Krav Maga (pronounced ‘krahv muhGAH’), means ‘contact combat’ in Hebrew. It is the ofﬁcial defensive tactics system of the Israeli military. The system is simple, practical, instinctive, and aggressive. Because the techniques mimic the body’s natural instinct, they are easy to learn and easy to remember under stress.
The seeds of the unique Krav Maga Self Defense System were planted back in the late 1930’s in Bratislava, Czechoslovakia by a young man named Imi Lichtenfeld. Imi was a natural athlete, holding European championship titles in a variety of sports, including boxing, wrestling, and gymnastics. It was from his father, however, a famous and highly respected police detective and trainer, that Imi learned street ﬁghting skills that he would use to save his own life and those of his neighbors on the rough streets of Eastern Europe.

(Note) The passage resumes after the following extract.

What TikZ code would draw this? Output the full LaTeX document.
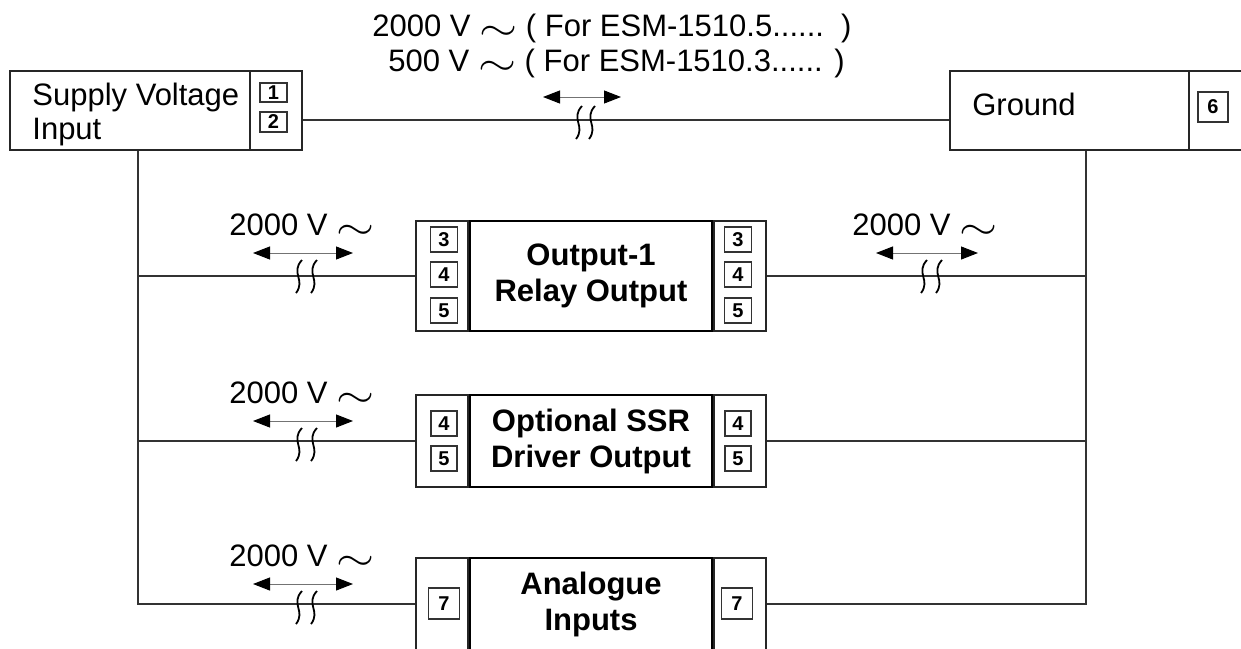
\documentclass[tikz,border=0pt]{standalone}
\usepackage{fontspec}
\setmainfont{Liberation Sans}
\usetikzlibrary{arrows.meta,positioning}

\newcommand\acsign{\raisebox{-2.2pt}{\scalebox{1.7}[1.35]{$\sim$}}}

\tikzset{
  mainbox/.style={draw=black!85, line width=1pt, minimum height=39.5pt, inner sep=0pt},
  termcol/.style={draw=black!85, line width=1pt, minimum width=26pt, inner sep=0pt},
  body/.style={draw, line width=1pt, minimum width=121pt, inner sep=0pt, align=center,
    font=\bfseries\fontsize{15.5pt}{18pt}\selectfont},
  term/.style={draw=black!80, line width=0.6pt, inner sep=0pt,
    font=\bfseries\fontsize{10pt}{10pt}\selectfont},
  wire/.style={draw=black!80, line width=0.75pt},
  iso/.style={{Triangle[length=8.5pt,width=6.5pt,color=black]}-{Triangle[length=8.5pt,width=6.5pt,color=black]},
    draw=black!55, line width=0.5pt},
  wave/.style={line width=0.9pt},
  lbl/.style={font=\fontsize{15.5pt}{17pt}\selectfont, inner sep=0pt},
}

\begin{document}
\begin{tikzpicture}[x=0.5pt, y=-0.5pt]
  \useasboundingbox (0,0) rectangle (1241,648);
  \clip (0,0) rectangle (1241,648);

  % supply and ground
  \node[mainbox, minimum width=120pt, anchor=north west] (supply) at (9,70) {};
  \node[termcol, minimum height=39.5pt, anchor=north west] (supplyt) at (249,70) {};
  \node[lbl, anchor=west, align=left] (supplytxt) at (32,114) {Supply Voltage\\Input};
  \node[term, minimum width=13.5pt, minimum height=9.5pt] (t1) at (273.5,92.5) {1};
  \node[term, minimum width=13.5pt, minimum height=10pt] (t2) at (273.5,122) {2};

  \node[mainbox, minimum width=119.5pt, anchor=north west] (ground) at (949,70) {};
  \node[termcol, minimum width=40pt, minimum height=39.5pt, anchor=north west] (groundt) at (1188,70) {};
  \node[lbl] (groundtxt) at (1024,104) {Ground};
  \node[term, minimum width=15pt, minimum height=15pt] (t6) at (1213,107) {6};

  % the three modules
  \node[body, minimum height=55pt] (out1) at (591,276) {Output-1\\Relay Output};
  \node[termcol, minimum height=55pt, left=0pt of out1] (out1l) {};
  \node[termcol, minimum height=55pt, right=0pt of out1] (out1r) {};
  \foreach \yy/\tn [count=\i] in {239.5/3,274.5/4,310.5/5} {
    \node[term, minimum width=13.5pt, minimum height=12.5pt] (o1l\i) at (444,\yy) {\tn};
    \node[term, minimum width=13.5pt, minimum height=12.5pt] (o1r\i) at (738,\yy) {\tn};
  }

  \node[body, minimum height=46pt] (ssr) at (591,441) {Optional SSR\\Driver Output};
  \node[termcol, minimum height=46pt, left=0pt of ssr] (ssrl) {};
  \node[termcol, minimum height=46pt, right=0pt of ssr] (ssrr) {};
  \foreach \yy/\tn [count=\i] in {423.5/4,458.5/5} {
    \node[term, minimum width=13pt, minimum height=12.5pt] (sl\i) at (444,\yy) {\tn};
    \node[term, minimum width=13pt, minimum height=12.5pt] (sr\i) at (738,\yy) {\tn};
  }

  \node[body, minimum height=46pt] (ana) at (591,604) {Analogue\\Inputs};
  \node[termcol, minimum height=46pt, left=0pt of ana] (anal) {};
  \node[termcol, minimum height=46pt, right=0pt of ana] (anar) {};
  \node[term, minimum width=15.5pt, minimum height=15.5pt] (al1) at (444,603.5) {7};
  \node[term, minimum width=15.5pt, minimum height=15.5pt] (ar1) at (737,603.5) {7};

  % wiring
  \draw[wire] ([yshift=-4.75pt]supplyt.east) -- ([yshift=-4.75pt]ground.west);
  \coordinate (lbus) at ([xshift=4pt]supply.south);
  \coordinate (rbus) at ([xshift=8.25pt]ground.south);
  \draw[wire] (lbus) |- (anal.west);
  \draw[wire] (lbus |- out1l.west) -- (out1l.west);
  \draw[wire] (lbus |- ssrl.west) -- (ssrl.west);
  \draw[wire] (rbus) |- (anar.east);
  \draw[wire] (rbus |- out1r.east) -- (out1r.east);
  \draw[wire] (rbus |- ssrr.east) -- (ssrr.east);

  % isolation marks
  \node[lbl, anchor=base west] (top1) at (372,36) {2000 V \acsign{} ( For ESM-1510.5......\ \ )};
  \node[lbl, anchor=base west] (top2) at (388,71) {500 V \acsign{} ( For ESM-1510.3...... )};
  \coordinate (ta) at (543,97);
  \coordinate (tb) at (621,97);
  \draw[iso] (ta) -- (tb);
  \draw[wave] (582,106) .. controls (570,119) and (586,126) .. (576,139);
  \draw[wave] (595,106) .. controls (583,119) and (599,126) .. (589,139);

  \foreach \yy/\nm in {273/a,441/b,604/c} {
    \node[lbl, anchor=base west] (v\nm) at (229,\yy-38) {2000 V \acsign};
    \coordinate (\nm1) at (253,\yy-20);
    \coordinate (\nm2) at (353,\yy-20);
    \draw[iso] (\nm1) -- (\nm2);
    \draw[wave] (302,\yy-13) .. controls (290,\yy) and (306,\yy+7) .. (296,\yy+20);
    \draw[wave] (317,\yy-13) .. controls (305,\yy) and (321,\yy+7) .. (311,\yy+20);
  }

  \node[lbl, anchor=base west] (vr) at (852,235) {2000 V \acsign};
  \coordinate (ra) at (876,253);
  \coordinate (rb) at (978,253);
  \draw[iso] (ra) -- (rb);
  \draw[wave] (927,260) .. controls (915,273) and (931,280) .. (921,293);
  \draw[wave] (942,260) .. controls (930,273) and (946,280) .. (936,293);
\end{tikzpicture}
\end{document}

Prior to World War II, Imi was fortunate enough to escape from Eastern Europe. He arrived in the Middle East and began ﬁghting for the independence of Israel. Shortly after the formation of the ﬂedgling State, Imi was handpicked by the government to create a practical, highly effective self defense and hand to hand combat system for the military.

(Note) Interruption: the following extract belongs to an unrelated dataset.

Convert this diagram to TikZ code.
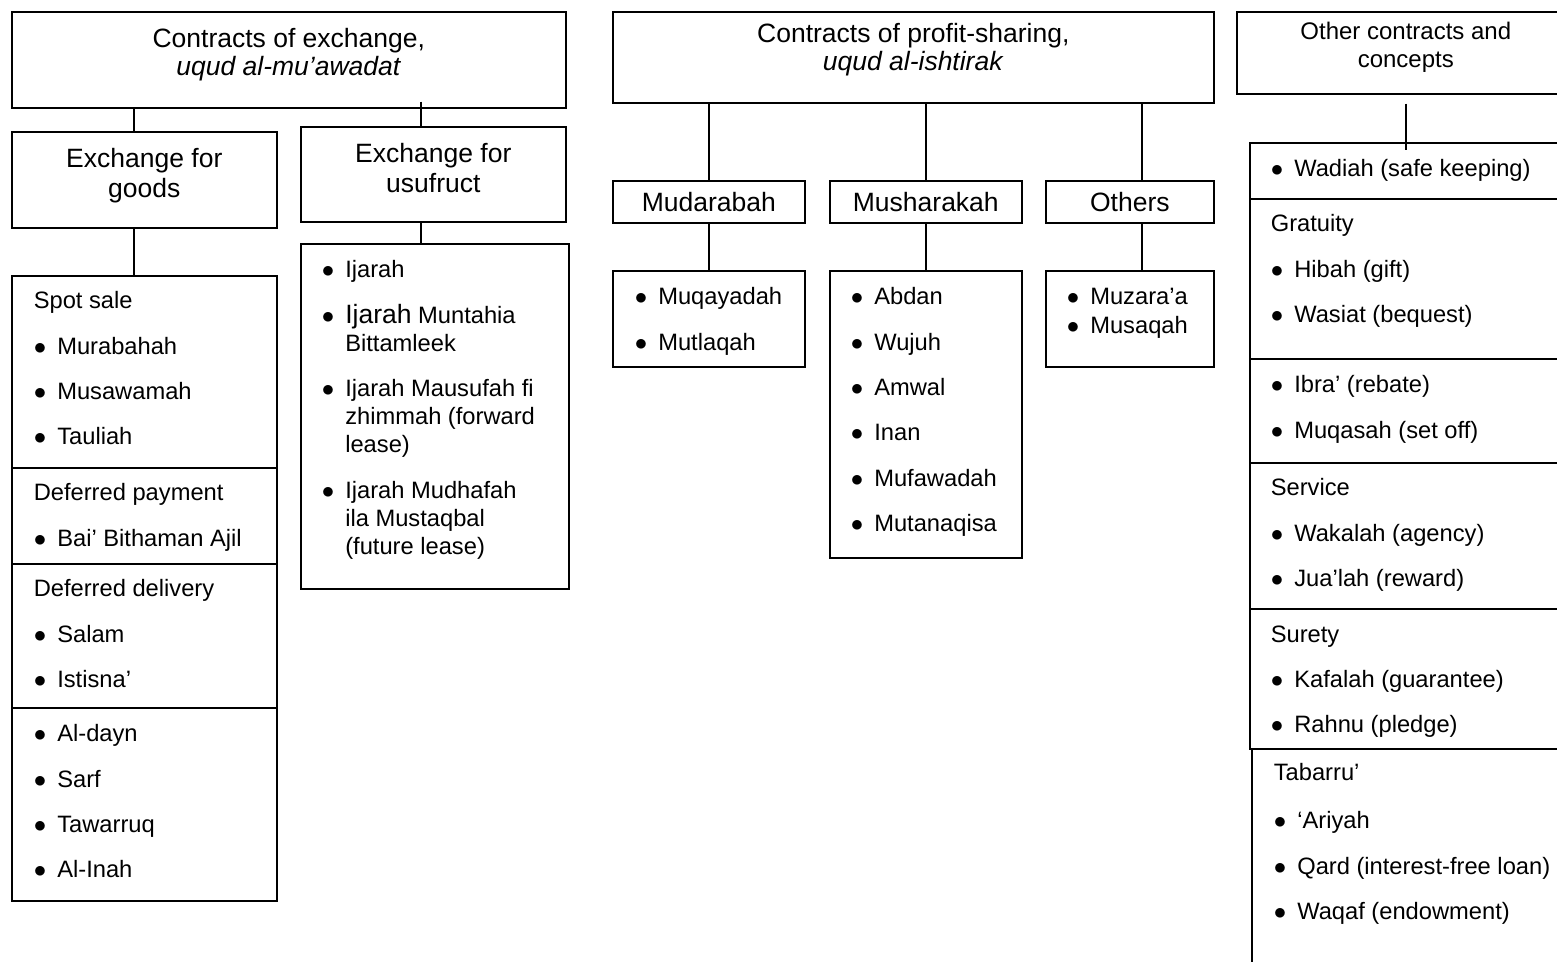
\documentclass[tikz,border=0pt]{standalone}
\usepackage{fontspec}
\setmainfont{Liberation Sans}
\usetikzlibrary{positioning}

\newcommand{\itm}{\makebox[23.5pt][l]{$\bullet$}}
\newcommand{\ind}{\hspace*{23.5pt}}

\begin{document}
\begin{tikzpicture}[
  x=1pt, y=-1pt,
  line width=1.6pt,
  box/.style={draw, inner sep=0pt, anchor=north west},
  title/.style={inner sep=0pt, align=center, font=\fontsize{26.5}{28.5}\selectfont},
  list/.style={inner sep=0pt, align=left, font=\fontsize{23.7}{45.3}\selectfont},
  tight/.style={font=\fontsize{23.7}{28}\selectfont}
]
\useasboundingbox (0,0) rectangle (1557,961);
\clip (0,0) rectangle (1557,961);

% Top level boxes
\node[box, minimum width=554pt, minimum height=96pt] (exch) at (11,11) {};
\node[box, minimum width=601pt, minimum height=91pt] (profit) at (612,11) {};
\node[box, minimum width=338pt, minimum height=82pt] (other) at (1236,11) {};
\node[title, below=16pt of exch.north] (exchTxt) {Contracts of exchange,\\ \textit{uqud al-mu’awadat}};
\node[title, below=11pt of profit.north] (profitTxt) {Contracts of profit-sharing,\\ \textit{uqud al-ishtirak}};
\node[title, font=\fontsize{24}{28}\selectfont, below=10pt of other.north] (otherTxt) {Other contracts and\\ concepts};

% Contracts of exchange
\node[box, minimum width=265pt, minimum height=96pt] (goods) at (11,131) {};
\node[box, minimum width=265pt, minimum height=95pt] (usuf) at (300,126) {};
\node[title, font=\fontsize{26.5}{30}\selectfont, below=16pt of goods.north] (goodsTxt) {Exchange for\\ goods};
\node[title, font=\fontsize{26.5}{30}\selectfont, below=16pt of usuf.north] (usufTxt) {Exchange for\\ usufruct};

\node[box, minimum width=265pt, minimum height=192pt] (spot) at (11,275) {};
\node[box, minimum width=265pt, minimum height=96pt] (defpay) at (11,467) {};
\node[box, minimum width=265pt, minimum height=144pt] (defdel) at (11,563) {};
\node[box, minimum width=265pt, minimum height=193pt] (misc) at (11,707) {};
\node[list, below right=16pt and 22pt of spot.north west] (spotTxt) {Spot sale\\ \itm Murabahah\\ \itm Musawamah\\ \itm Tauliah};
\node[list, below right=16pt and 22pt of defpay.north west] (defpayTxt) {Deferred payment\\ \itm Bai’ Bithaman Ajil};
\node[list, below right=16pt and 22pt of defdel.north west] (defdelTxt) {Deferred delivery\\ \itm Salam\\ \itm Istisna’};
\node[list, below right=17pt and 22pt of misc.north west] (miscTxt) {\itm Al-dayn\\ \itm Sarf\\ \itm Tawarruq\\ \itm Al-Inah};

\node[box, minimum width=268pt, minimum height=345pt] (usufl) at (300,243) {};
\node[list, tight, below right=17pt and 21pt of usufl.north west] (usuflTxt) {\itm Ijarah\\[17.5pt]
  \itm{\fontsize{26.5}{28}\selectfont Ijarah} Muntahia\\ \ind Bittamleek\\[17.5pt]
  \itm Ijarah Mausufah fi\\ \ind zhimmah (forward\\ \ind lease)\\[17.5pt]
  \itm Ijarah Mudhafah\\ \ind ila Mustaqbal\\ \ind (future lease)};

\draw ([xshift=-10.5pt]goods.north |- exch.south) -- ([xshift=-10.5pt]goods.north);
\draw ([xshift=-10.5pt]goods.south) -- ([xshift=-10.5pt]spot.north);
\draw ([xshift=-12.5pt,yshift=7pt]usuf.north |- exch.south) -- ([xshift=-12.5pt]usuf.north);
\draw ([xshift=-12.5pt]usuf.south) -- ([xshift=-12.5pt]usuf.south |- usufl.north);

% Contracts of profit-sharing
\node[box, title, minimum width=192pt, minimum height=42pt] (mud) at (612,180) {Mudarabah};
\node[box, title, minimum width=192pt, minimum height=42pt] (mus) at (829,180) {Musharakah};
\node[box, title, minimum width=168pt, minimum height=42pt] (oth) at (1045,180) {Others};

\node[box, minimum width=192pt, minimum height=96pt] (mudl) at (612,270) {};
\node[box, minimum width=192pt, minimum height=287pt] (musl) at (829,270) {};
\node[box, minimum width=168pt, minimum height=96pt] (othl) at (1045,270) {};
\node[list, below right=17pt and 22pt of mudl.north west] (mudlTxt) {\itm Muqayadah\\ \itm Mutlaqah};
\node[list, below right=17pt and 21pt of musl.north west] (muslTxt) {\itm Abdan\\ \itm Wujuh\\ \itm Amwal\\ \itm Inan\\ \itm Mufawadah\\ \itm Mutanaqisa};
\node[list, tight, font=\fontsize{23.7}{29}\selectfont, below right=17pt and 21pt of othl.north west] (othlTxt) {\itm Muzara’a\\ \itm Musaqah};

\foreach \n in {mud,mus} {
  \draw (\n.north |- profit.south) -- (\n.north);
  \draw (\n.south) -- (\n l.north);
}
\draw ([xshift=12pt]oth.north |- profit.south) -- ([xshift=12pt]oth.north);
\draw ([xshift=12pt]oth.south) -- ([xshift=12pt]othl.north);

% Other contracts and concepts
\node[box, minimum width=312pt, minimum height=56pt] (wadiah) at (1249,142) {};
\node[box, minimum width=312pt, minimum height=160pt] (grat) at (1249,198) {};
\node[box, minimum width=312pt, minimum height=104pt] (rebate) at (1249,358) {};
\node[box, minimum width=312pt, minimum height=146pt] (service) at (1249,462) {};
\node[box, minimum width=312pt, minimum height=140pt] (surety) at (1249,608) {};
\node[box, minimum width=310pt, minimum height=230pt] (tabarru) at (1251,748) {};
\node[list, below right=17pt and 21pt of wadiah.north west] (wadiahTxt) {\itm Wadiah (safe keeping)};
\node[list, below right=16pt and 21pt of grat.north west] (gratTxt) {Gratuity\\ \itm Hibah (gift)\\ \itm Wasiat (bequest)};
\node[list, below right=17pt and 21pt of rebate.north west] (rebateTxt) {\itm Ibra’ (rebate)\\ \itm Muqasah (set off)};
\node[list, below right=16pt and 21pt of service.north west] (serviceTxt) {Service\\ \itm Wakalah (agency)\\ \itm Jua’lah (reward)};
\node[list, below right=17pt and 21pt of surety.north west] (suretyTxt) {Surety\\ \itm Kafalah (guarantee)\\ \itm Rahnu (pledge)};
\node[list, below right=15pt and 22pt of tabarru.north west] (tabarruTxt) {Tabarru’\\[2.7pt] \itm ‘Ariyah\\ \itm Qard (interest-free loan)\\ \itm Waqaf (endowment)};

\draw ([yshift=-9pt]other.south) -- ([yshift=-8pt]wadiah.north);

\end{tikzpicture}
\end{document}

Imi developed a hand-to-hand combat system that could be taught to soldiers of all ages and abilities, and that would be easily remembered by battle-weary troops without the need for follow-up training. Aware of the differences between sport competition and street survival, Imi developed the Krav Maga System, originally known as krav panim el-panim (which means ‘face-to face combat’). In Israel, every soldier going through boot camp learns some basic and advanced Krav Maga, with specialized units learning more advanced techniques. Due to its incredible effectiveness, Krav Maga has since spread to the civilian population and is now taught throughout Europe, Scandinavia, Canada, Japan and the United States.